21. Ceza Dairesi         2015/8089 E.  ,  2016/4959 K.
"İçtihat Metni"

MAHKEMESİ :Asliye Ceza Mahkemesi
SUÇ : Resmi belgede sahtecilik
HÜKÜM : Mahkumiyet

Yapılan duruşmaya, toplanıp karar yerinde gösterilen delillere, mahkemenin soruşturma sonuçlarına uygun şekilde oluşan inanç ve takdirine, incelenen dosya içeriğine göre sanığın ve müdafiinin yerinde görülmeyen temyiz itirazlarının reddine,
Ancak;
1- 5237 sayılı TCK"nın 61. maddesi uyarınca hakim somut olayda; suçun işleniş biçimini, suçun işlenmesinde kullanılan araçları, suçun işlendiği zaman ve yeri, suçun konusunun önem ve değerini, meydana gelen zarar veya tehlikenin ağırlığını, failin kast veya taksire dayalı, kusurunun ağırlığını ve failin güttüğü amaç ve saiki göz önünde bulundurarak, işlenen suçun kanuni tanımında öngörülen cezanın alt ve süt sınırı arasında temel cezayı belirler. Aynı yasanın "Adalet ve kanun önünde eşitlik ilkesi" başlıklı 3/1. maddesi uyarınca suç işleyen kişi hakkında işlenen fiilin ağırlığıyla orantılı ceza ve güvenlik tedbirine hükmolunur. Bu itibarla; kanunda öngörülen alt ve üst sınır arasında temel cezayı belirlemek hakimin takdir ve değerlendirme yetkisi içindedir, ancak Anayasa"nın 141, 5271 sayılı CMK"nun 34, 230 ve 289. maddeleri uyarınca hükümde bu takdirin denetime olanak sağlayacak biçimde, hak ve nesafet kurallarına uygun, dosya içeriği ile uyumlu yasal ve yeterli gerekçesinin gösterilmesi zorunludur.

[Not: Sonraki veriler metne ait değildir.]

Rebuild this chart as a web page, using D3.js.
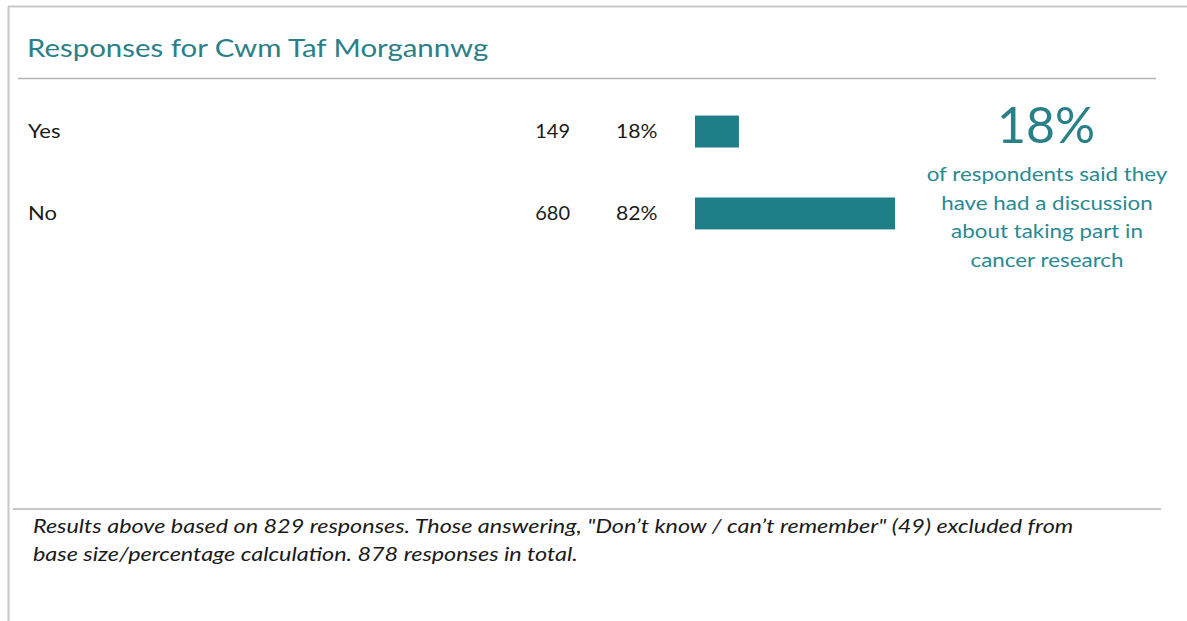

Yasa metinlerdeki ifadelerin tekrarı ile yetinilmesi veya bu metinlerdeki genel nitelikli ölçütlerden bahsedilmiş olması, bu açıklamalar somut olaya ve faile özgülenmediği müddetçe yeterli bir gerekçe sayılamaz. Bu açıklamalar ışığında somut olay değerlendirildiğinde; sanığın Ahmet Kör adına tamamen sahte olarak düzenlenmiş polis tanıtma karnesini kullanmak suretiyle resmi belgede sahtecilik suçunu işlediği iddia ve kabul olunan olayda; daha makul bir temel ceza belirlenmesi yerine, "geçmiş hali, yargılamayı yanlış yöne sevk gayreti, yargılama sürecinde gösterdiği tutum ve davranışları dikkate alındığından" bahisle yasal ve yeterli olmayan gerekçe ile orantılılık ilkesini zedeleyecek şekilde temel cezanın 5 yıl olarak tayini,
2- T.C. Anayasa Mahkemesi"nin, TCK"nın 53. maddesine ilişkin olan, 2014/140 Esas ve 2015/85 Karar sayılı iptal kararının 24.11.2015 gün ve 29542 sayılı Resmi Gazete"de yayımlanmış olmasından kaynaklanan zorunluluk bulunması,


Bozmayı gerektirmiş olup sanığın ve müdafiinin temyiz itirazları bu itibarla yerinde görüldüğünden, hükmün bu sebepten dolayı 5320 sayılı Yasanın 8/1. maddesi gereğince uygulanması gereken 1412 sayılı CMUK"nun 321. maddesi uyarınca istem gibi BOZULMASINA, 07.06.2016 gününde oybirliğiyle karar verildi.